----- DATA TO USE

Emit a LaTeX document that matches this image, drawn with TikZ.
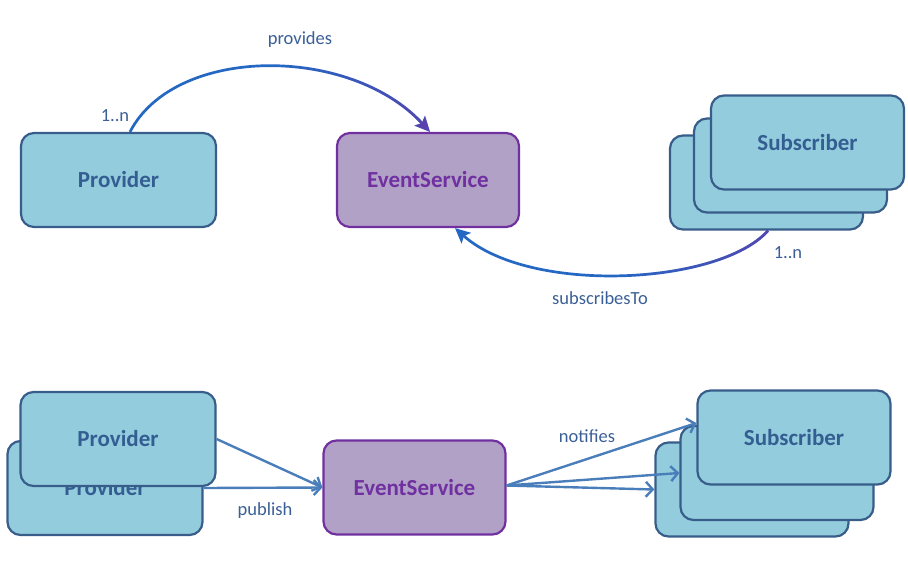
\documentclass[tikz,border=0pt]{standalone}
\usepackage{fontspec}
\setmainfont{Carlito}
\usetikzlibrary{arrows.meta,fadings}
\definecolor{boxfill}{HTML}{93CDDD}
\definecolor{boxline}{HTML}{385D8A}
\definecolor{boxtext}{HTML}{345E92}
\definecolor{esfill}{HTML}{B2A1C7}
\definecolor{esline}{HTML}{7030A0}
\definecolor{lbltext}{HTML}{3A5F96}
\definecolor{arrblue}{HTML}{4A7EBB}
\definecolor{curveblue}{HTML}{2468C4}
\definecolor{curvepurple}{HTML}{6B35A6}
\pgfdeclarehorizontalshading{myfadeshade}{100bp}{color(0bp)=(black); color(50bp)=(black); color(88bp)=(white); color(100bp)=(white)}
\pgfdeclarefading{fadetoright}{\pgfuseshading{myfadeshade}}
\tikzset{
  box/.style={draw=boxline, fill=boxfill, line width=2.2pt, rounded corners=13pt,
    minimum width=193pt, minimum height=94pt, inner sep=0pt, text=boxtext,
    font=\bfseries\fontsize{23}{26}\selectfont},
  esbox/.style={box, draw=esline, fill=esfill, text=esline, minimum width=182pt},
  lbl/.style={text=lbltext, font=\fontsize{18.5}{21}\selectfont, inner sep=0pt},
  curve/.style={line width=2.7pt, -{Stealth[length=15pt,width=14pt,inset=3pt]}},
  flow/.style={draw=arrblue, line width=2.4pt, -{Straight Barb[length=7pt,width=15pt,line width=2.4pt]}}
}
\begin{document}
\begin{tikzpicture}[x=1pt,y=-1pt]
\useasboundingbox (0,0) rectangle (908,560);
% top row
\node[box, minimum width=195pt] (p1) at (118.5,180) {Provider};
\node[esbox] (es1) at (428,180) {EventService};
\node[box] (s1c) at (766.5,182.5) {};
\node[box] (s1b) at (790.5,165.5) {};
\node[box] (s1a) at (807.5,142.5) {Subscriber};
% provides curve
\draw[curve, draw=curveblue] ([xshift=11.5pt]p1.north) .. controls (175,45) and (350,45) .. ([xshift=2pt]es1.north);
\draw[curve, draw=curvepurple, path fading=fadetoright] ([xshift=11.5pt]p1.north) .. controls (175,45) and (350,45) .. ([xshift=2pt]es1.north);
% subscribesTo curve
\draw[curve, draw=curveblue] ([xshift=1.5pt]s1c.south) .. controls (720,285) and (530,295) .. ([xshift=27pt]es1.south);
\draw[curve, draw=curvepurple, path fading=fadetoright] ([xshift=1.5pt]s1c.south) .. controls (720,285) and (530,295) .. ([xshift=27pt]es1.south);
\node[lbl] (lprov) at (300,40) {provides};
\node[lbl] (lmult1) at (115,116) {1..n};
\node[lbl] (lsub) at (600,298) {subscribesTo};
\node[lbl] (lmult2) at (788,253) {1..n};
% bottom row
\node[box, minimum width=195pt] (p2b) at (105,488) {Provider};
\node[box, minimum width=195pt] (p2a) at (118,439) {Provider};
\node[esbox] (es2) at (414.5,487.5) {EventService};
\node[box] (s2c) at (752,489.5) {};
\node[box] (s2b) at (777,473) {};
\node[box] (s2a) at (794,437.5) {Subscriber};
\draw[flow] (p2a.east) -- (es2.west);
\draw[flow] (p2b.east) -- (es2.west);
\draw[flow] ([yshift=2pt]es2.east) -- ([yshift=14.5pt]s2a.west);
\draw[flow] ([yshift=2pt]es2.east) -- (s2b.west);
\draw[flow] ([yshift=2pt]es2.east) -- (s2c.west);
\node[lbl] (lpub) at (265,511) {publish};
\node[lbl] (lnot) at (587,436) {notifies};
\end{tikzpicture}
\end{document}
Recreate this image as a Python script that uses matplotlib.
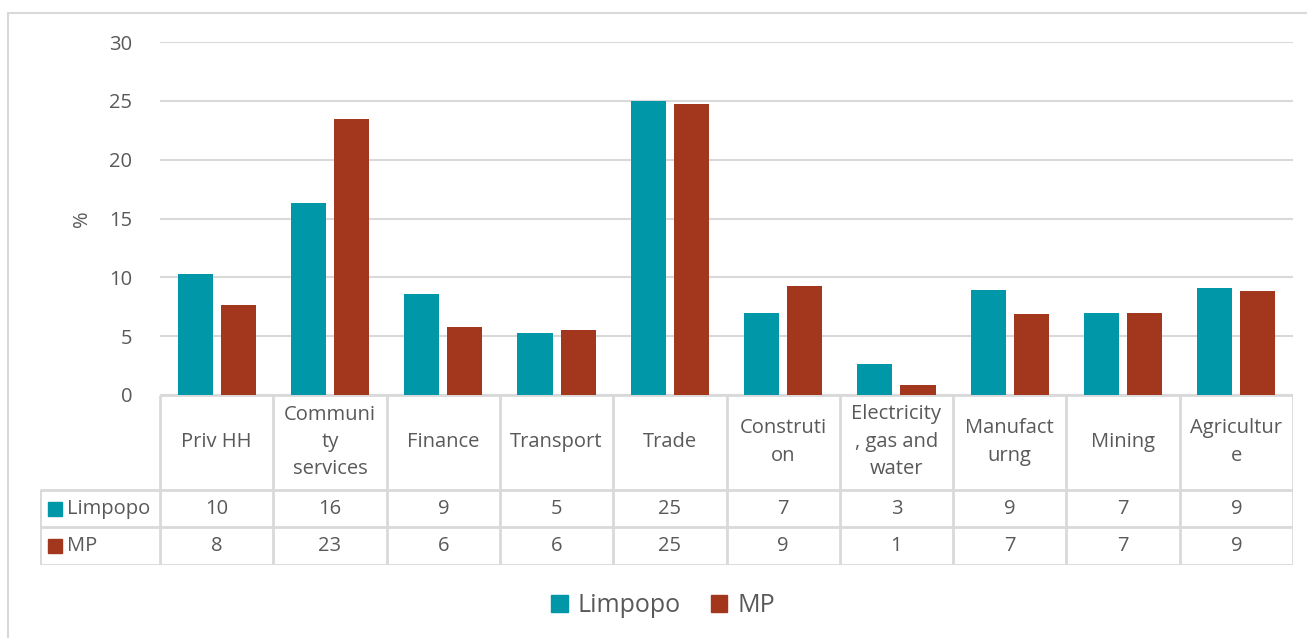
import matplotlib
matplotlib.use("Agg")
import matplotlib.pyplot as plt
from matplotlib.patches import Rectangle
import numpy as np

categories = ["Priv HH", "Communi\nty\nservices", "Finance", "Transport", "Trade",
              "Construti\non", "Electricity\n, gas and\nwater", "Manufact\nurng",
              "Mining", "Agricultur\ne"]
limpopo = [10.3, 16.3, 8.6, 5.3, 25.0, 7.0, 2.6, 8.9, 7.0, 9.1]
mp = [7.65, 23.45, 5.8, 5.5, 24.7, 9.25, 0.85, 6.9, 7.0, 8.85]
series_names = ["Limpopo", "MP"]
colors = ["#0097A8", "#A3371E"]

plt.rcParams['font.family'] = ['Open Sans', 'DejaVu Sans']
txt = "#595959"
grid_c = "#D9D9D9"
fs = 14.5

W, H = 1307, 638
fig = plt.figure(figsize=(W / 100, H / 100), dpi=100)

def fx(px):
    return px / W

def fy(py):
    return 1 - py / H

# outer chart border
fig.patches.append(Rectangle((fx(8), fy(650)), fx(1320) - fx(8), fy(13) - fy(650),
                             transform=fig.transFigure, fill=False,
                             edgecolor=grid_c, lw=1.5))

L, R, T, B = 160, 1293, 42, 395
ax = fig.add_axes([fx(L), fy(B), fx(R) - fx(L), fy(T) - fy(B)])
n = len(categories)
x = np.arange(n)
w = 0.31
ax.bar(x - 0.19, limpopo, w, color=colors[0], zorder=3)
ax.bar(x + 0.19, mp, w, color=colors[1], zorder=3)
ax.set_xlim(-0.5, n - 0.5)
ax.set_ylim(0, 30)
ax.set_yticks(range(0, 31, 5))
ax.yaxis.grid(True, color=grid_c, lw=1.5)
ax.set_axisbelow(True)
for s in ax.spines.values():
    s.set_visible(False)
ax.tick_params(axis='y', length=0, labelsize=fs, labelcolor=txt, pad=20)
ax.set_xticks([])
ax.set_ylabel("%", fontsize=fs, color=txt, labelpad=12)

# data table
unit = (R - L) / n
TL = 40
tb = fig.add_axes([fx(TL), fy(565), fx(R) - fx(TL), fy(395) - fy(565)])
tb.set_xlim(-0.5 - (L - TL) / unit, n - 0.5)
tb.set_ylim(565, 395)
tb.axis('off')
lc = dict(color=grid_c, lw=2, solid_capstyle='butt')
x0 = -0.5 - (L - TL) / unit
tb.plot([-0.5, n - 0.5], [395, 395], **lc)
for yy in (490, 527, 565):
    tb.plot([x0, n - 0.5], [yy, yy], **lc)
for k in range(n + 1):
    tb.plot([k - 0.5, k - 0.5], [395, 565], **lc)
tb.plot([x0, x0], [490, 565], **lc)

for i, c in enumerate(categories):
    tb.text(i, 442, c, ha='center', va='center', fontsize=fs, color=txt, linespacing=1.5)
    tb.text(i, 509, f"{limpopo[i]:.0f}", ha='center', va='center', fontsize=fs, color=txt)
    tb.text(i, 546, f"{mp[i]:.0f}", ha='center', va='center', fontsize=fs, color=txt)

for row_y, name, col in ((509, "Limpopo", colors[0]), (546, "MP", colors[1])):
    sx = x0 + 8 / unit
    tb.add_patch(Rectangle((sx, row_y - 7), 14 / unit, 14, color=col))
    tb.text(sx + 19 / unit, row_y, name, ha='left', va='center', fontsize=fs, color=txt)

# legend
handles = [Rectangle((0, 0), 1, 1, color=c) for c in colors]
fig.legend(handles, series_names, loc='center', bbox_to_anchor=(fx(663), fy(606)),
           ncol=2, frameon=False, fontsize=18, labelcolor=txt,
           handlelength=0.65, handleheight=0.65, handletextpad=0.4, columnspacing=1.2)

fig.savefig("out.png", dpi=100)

----------

The material above holds pictures; copy everything else in it exactly.

__WRITTEN ANSWER__
Emit a LaTeX document that matches this image, drawn with TikZ.
\documentclass[tikz,border=0pt]{standalone}
\usepackage{fontspec}
\setmainfont{Carlito}
\usetikzlibrary{arrows.meta,fadings}
\definecolor{boxfill}{HTML}{93CDDD}
\definecolor{boxline}{HTML}{385D8A}
\definecolor{boxtext}{HTML}{345E92}
\definecolor{esfill}{HTML}{B2A1C7}
\definecolor{esline}{HTML}{7030A0}
\definecolor{lbltext}{HTML}{3A5F96}
\definecolor{arrblue}{HTML}{4A7EBB}
\definecolor{curveblue}{HTML}{2468C4}
\definecolor{curvepurple}{HTML}{6B35A6}
\pgfdeclarehorizontalshading{myfadeshade}{100bp}{color(0bp)=(black); color(50bp)=(black); color(88bp)=(white); color(100bp)=(white)}
\pgfdeclarefading{fadetoright}{\pgfuseshading{myfadeshade}}
\tikzset{
  box/.style={draw=boxline, fill=boxfill, line width=2.2pt, rounded corners=13pt,
    minimum width=193pt, minimum height=94pt, inner sep=0pt, text=boxtext,
    font=\bfseries\fontsize{23}{26}\selectfont},
  esbox/.style={box, draw=esline, fill=esfill, text=esline, minimum width=182pt},
  lbl/.style={text=lbltext, font=\fontsize{18.5}{21}\selectfont, inner sep=0pt},
  curve/.style={line width=2.7pt, -{Stealth[length=15pt,width=14pt,inset=3pt]}},
  flow/.style={draw=arrblue, line width=2.4pt, -{Straight Barb[length=7pt,width=15pt,line width=2.4pt]}}
}
\begin{document}
\begin{tikzpicture}[x=1pt,y=-1pt]
\useasboundingbox (0,0) rectangle (908,560);
% top row
\node[box, minimum width=195pt] (p1) at (118.5,180) {Provider};
\node[esbox] (es1) at (428,180) {EventService};
\node[box] (s1c) at (766.5,182.5) {};
\node[box] (s1b) at (790.5,165.5) {};
\node[box] (s1a) at (807.5,142.5) {Subscriber};
% provides curve
\draw[curve, draw=curveblue] ([xshift=11.5pt]p1.north) .. controls (175,45) and (350,45) .. ([xshift=2pt]es1.north);
\draw[curve, draw=curvepurple, path fading=fadetoright] ([xshift=11.5pt]p1.north) .. controls (175,45) and (350,45) .. ([xshift=2pt]es1.north);
% subscribesTo curve
\draw[curve, draw=curveblue] ([xshift=1.5pt]s1c.south) .. controls (720,285) and (530,295) .. ([xshift=27pt]es1.south);
\draw[curve, draw=curvepurple, path fading=fadetoright] ([xshift=1.5pt]s1c.south) .. controls (720,285) and (530,295) .. ([xshift=27pt]es1.south);
\node[lbl] (lprov) at (300,40) {provides};
\node[lbl] (lmult1) at (115,116) {1..n};
\node[lbl] (lsub) at (600,298) {subscribesTo};
\node[lbl] (lmult2) at (788,253) {1..n};
% bottom row
\node[box, minimum width=195pt] (p2b) at (105,488) {Provider};
\node[box, minimum width=195pt] (p2a) at (118,439) {Provider};
\node[esbox] (es2) at (414.5,487.5) {EventService};
\node[box] (s2c) at (752,489.5) {};
\node[box] (s2b) at (777,473) {};
\node[box] (s2a) at (794,437.5) {Subscriber};
\draw[flow] (p2a.east) -- (es2.west);
\draw[flow] (p2b.east) -- (es2.west);
\draw[flow] ([yshift=2pt]es2.east) -- ([yshift=14.5pt]s2a.west);
\draw[flow] ([yshift=2pt]es2.east) -- (s2b.west);
\draw[flow] ([yshift=2pt]es2.east) -- (s2c.west);
\node[lbl] (lpub) at (265,511) {publish};
\node[lbl] (lnot) at (587,436) {notifies};
\end{tikzpicture}
\end{document}
Recreate this image as a Python script that uses matplotlib.
import matplotlib
matplotlib.use("Agg")
import matplotlib.pyplot as plt
from matplotlib.patches import Rectangle
import numpy as np

categories = ["Priv HH", "Communi\nty\nservices", "Finance", "Transport", "Trade",
              "Construti\non", "Electricity\n, gas and\nwater", "Manufact\nurng",
              "Mining", "Agricultur\ne"]
limpopo = [10.3, 16.3, 8.6, 5.3, 25.0, 7.0, 2.6, 8.9, 7.0, 9.1]
mp = [7.65, 23.45, 5.8, 5.5, 24.7, 9.25, 0.85, 6.9, 7.0, 8.85]
series_names = ["Limpopo", "MP"]
colors = ["#0097A8", "#A3371E"]

plt.rcParams['font.family'] = ['Open Sans', 'DejaVu Sans']
txt = "#595959"
grid_c = "#D9D9D9"
fs = 14.5

W, H = 1307, 638
fig = plt.figure(figsize=(W / 100, H / 100), dpi=100)

def fx(px):
    return px / W

def fy(py):
    return 1 - py / H

# outer chart border
fig.patches.append(Rectangle((fx(8), fy(650)), fx(1320) - fx(8), fy(13) - fy(650),
                             transform=fig.transFigure, fill=False,
                             edgecolor=grid_c, lw=1.5))

L, R, T, B = 160, 1293, 42, 395
ax = fig.add_axes([fx(L), fy(B), fx(R) - fx(L), fy(T) - fy(B)])
n = len(categories)
x = np.arange(n)
w = 0.31
ax.bar(x - 0.19, limpopo, w, color=colors[0], zorder=3)
ax.bar(x + 0.19, mp, w, color=colors[1], zorder=3)
ax.set_xlim(-0.5, n - 0.5)
ax.set_ylim(0, 30)
ax.set_yticks(range(0, 31, 5))
ax.yaxis.grid(True, color=grid_c, lw=1.5)
ax.set_axisbelow(True)
for s in ax.spines.values():
    s.set_visible(False)
ax.tick_params(axis='y', length=0, labelsize=fs, labelcolor=txt, pad=20)
ax.set_xticks([])
ax.set_ylabel("%", fontsize=fs, color=txt, labelpad=12)

# data table
unit = (R - L) / n
TL = 40
tb = fig.add_axes([fx(TL), fy(565), fx(R) - fx(TL), fy(395) - fy(565)])
tb.set_xlim(-0.5 - (L - TL) / unit, n - 0.5)
tb.set_ylim(565, 395)
tb.axis('off')
lc = dict(color=grid_c, lw=2, solid_capstyle='butt')
x0 = -0.5 - (L - TL) / unit
tb.plot([-0.5, n - 0.5], [395, 395], **lc)
for yy in (490, 527, 565):
    tb.plot([x0, n - 0.5], [yy, yy], **lc)
for k in range(n + 1):
    tb.plot([k - 0.5, k - 0.5], [395, 565], **lc)
tb.plot([x0, x0], [490, 565], **lc)

for i, c in enumerate(categories):
    tb.text(i, 442, c, ha='center', va='center', fontsize=fs, color=txt, linespacing=1.5)
    tb.text(i, 509, f"{limpopo[i]:.0f}", ha='center', va='center', fontsize=fs, color=txt)
    tb.text(i, 546, f"{mp[i]:.0f}", ha='center', va='center', fontsize=fs, color=txt)

for row_y, name, col in ((509, "Limpopo", colors[0]), (546, "MP", colors[1])):
    sx = x0 + 8 / unit
    tb.add_patch(Rectangle((sx, row_y - 7), 14 / unit, 14, color=col))
    tb.text(sx + 19 / unit, row_y, name, ha='left', va='center', fontsize=fs, color=txt)

# legend
handles = [Rectangle((0, 0), 1, 1, color=c) for c in colors]
fig.legend(handles, series_names, loc='center', bbox_to_anchor=(fx(663), fy(606)),
           ncol=2, frameon=False, fontsize=18, labelcolor=txt,
           handlelength=0.65, handleheight=0.65, handletextpad=0.4, columnspacing=1.2)

fig.savefig("out.png", dpi=100)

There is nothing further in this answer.